Mereka sangat mendesak ‘orang yang menemani perjalanan mereka’ agar mau menginap di rumah mereka. “Tinggallah bersama-sama dengan kami, sebab hari telah menjelang malam dan matahari hampir terbenam”, ajak mereka penuh empati. Mereka belum tahu kalau orang itu Yesus.
Coba Anda bayangkan. Mereka lelah, kecewa dan putus asa. Berjalan kaki seharian. Tapi masih punya empati dan kepeduliaan kepada sesamanya. Mereka tidak egois. Tidak cuek. Juga tidak masa bodoh. Masih memikirkan keadaan sesamanya. Meski orang itu tidak mereka kenal (asing).
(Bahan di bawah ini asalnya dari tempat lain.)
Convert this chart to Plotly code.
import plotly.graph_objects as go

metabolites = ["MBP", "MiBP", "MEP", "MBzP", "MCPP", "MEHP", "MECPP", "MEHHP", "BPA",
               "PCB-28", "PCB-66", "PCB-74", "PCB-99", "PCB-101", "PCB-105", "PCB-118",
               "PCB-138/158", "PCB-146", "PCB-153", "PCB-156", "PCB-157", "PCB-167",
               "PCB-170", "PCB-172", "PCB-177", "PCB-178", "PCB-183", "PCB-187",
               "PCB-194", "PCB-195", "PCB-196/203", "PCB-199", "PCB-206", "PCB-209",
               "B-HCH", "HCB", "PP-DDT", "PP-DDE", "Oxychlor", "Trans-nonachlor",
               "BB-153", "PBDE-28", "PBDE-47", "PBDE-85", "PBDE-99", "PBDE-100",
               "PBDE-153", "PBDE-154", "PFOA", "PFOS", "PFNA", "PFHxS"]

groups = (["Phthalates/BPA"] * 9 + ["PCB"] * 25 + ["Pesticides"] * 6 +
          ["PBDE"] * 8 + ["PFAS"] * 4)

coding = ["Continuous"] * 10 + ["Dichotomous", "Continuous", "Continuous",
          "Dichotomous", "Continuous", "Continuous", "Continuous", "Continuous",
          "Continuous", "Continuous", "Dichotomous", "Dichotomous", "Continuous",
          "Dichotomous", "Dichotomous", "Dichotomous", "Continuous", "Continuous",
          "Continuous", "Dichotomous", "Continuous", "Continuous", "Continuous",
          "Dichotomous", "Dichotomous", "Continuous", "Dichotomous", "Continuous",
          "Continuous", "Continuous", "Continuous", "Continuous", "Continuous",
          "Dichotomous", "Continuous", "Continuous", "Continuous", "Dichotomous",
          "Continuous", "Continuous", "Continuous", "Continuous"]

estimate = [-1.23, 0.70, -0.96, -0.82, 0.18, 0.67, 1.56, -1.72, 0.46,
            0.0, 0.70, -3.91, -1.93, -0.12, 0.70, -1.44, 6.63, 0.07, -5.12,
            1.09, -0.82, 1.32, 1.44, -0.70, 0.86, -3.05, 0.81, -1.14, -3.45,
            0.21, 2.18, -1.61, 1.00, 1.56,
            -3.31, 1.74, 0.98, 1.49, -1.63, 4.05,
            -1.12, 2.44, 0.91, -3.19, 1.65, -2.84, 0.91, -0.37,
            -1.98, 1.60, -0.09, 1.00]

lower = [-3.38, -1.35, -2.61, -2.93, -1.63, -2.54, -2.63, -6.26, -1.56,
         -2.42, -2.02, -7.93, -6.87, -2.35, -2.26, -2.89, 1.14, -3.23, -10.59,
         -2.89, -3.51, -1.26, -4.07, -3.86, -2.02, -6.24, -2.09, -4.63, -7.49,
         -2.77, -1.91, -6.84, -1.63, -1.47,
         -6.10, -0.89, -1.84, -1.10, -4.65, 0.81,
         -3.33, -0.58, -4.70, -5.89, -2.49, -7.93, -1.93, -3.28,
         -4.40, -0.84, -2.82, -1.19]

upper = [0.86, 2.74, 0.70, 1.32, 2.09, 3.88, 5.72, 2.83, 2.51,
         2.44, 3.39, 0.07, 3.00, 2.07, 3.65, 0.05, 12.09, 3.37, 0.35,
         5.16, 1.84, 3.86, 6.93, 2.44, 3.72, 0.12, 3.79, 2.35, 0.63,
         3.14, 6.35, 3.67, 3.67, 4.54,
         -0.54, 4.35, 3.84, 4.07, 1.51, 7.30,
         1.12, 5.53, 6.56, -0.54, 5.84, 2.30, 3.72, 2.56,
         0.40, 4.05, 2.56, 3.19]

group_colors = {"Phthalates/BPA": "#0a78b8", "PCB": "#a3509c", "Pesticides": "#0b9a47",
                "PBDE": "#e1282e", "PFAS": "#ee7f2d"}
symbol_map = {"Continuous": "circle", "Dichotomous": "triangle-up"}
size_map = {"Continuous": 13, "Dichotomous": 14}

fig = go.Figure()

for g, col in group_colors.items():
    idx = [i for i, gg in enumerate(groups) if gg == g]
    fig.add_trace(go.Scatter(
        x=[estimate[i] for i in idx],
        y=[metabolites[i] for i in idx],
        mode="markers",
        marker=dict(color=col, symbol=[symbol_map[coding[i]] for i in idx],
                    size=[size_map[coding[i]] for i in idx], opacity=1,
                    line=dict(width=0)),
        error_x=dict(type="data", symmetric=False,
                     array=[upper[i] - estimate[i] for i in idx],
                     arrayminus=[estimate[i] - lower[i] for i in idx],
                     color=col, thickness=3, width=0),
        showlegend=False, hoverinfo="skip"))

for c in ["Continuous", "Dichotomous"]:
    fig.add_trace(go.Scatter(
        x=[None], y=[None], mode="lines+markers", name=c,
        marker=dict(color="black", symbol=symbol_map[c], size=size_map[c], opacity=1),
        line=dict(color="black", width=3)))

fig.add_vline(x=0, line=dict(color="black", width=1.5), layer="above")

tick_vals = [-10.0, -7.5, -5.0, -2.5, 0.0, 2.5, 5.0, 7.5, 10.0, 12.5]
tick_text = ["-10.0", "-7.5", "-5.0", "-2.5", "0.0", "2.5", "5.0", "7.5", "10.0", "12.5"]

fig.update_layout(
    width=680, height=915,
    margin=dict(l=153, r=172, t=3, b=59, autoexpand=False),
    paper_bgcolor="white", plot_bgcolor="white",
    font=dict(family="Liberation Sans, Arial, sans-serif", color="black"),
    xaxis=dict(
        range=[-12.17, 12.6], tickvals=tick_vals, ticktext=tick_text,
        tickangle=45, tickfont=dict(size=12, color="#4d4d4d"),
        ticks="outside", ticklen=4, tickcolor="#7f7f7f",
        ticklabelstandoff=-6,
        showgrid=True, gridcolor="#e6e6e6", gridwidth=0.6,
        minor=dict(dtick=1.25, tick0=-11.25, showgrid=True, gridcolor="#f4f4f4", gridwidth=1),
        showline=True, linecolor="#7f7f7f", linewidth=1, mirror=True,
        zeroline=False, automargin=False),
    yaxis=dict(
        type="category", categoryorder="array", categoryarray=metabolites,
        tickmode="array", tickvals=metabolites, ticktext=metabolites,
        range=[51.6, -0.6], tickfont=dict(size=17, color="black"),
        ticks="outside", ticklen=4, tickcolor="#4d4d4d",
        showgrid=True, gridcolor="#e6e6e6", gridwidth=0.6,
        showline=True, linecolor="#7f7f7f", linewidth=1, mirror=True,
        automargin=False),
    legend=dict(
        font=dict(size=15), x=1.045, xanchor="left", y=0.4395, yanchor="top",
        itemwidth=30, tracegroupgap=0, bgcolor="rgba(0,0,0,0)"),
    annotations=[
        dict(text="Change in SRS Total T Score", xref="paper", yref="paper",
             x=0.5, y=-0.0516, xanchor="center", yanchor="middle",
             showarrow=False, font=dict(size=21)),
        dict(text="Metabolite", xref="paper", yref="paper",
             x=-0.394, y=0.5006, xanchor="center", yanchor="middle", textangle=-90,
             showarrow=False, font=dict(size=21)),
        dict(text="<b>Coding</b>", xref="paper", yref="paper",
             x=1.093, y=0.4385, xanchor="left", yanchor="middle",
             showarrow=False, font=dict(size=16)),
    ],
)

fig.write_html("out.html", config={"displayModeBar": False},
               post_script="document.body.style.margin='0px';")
Sebagai teman perjalanan, kedua murid baru menyadari kehadiran Yesus ketika Dia menjelaskan isi kitab suci dan memuncak pada saat Ia memecahkan roti dalam perjamuan bersama. Diungkapkan, “Bukankah hati kita berkobar-kobar, ketika Ia berbicara dengan kita di tengah jalan dan ketika Ia menerangkan Kitab Suci kepada kita?”
Kedua murid itu serta-merta kembali ke Yerusalem dan membagikan pengalaman mereka kepada para rasul. Ada perubahan (transformasi) dalam diri mereka setelah berjumpa dengan Yesus yang bangkit. Dari bersungut-sungut menjadi bersukacita, dari tak bersemangat menjadi berkobar-kobar, dan dari tak berpengharapan menjadi berpengharapan.
Pertanyaan refleksinya, Saat lelah dan tak bersemangat, masihkah Anda peduli dan mau berempati dengan orang lain? Adakah pengalaman konkret saat hati Anda berkobar-kobar dalam hidup sehari-hari?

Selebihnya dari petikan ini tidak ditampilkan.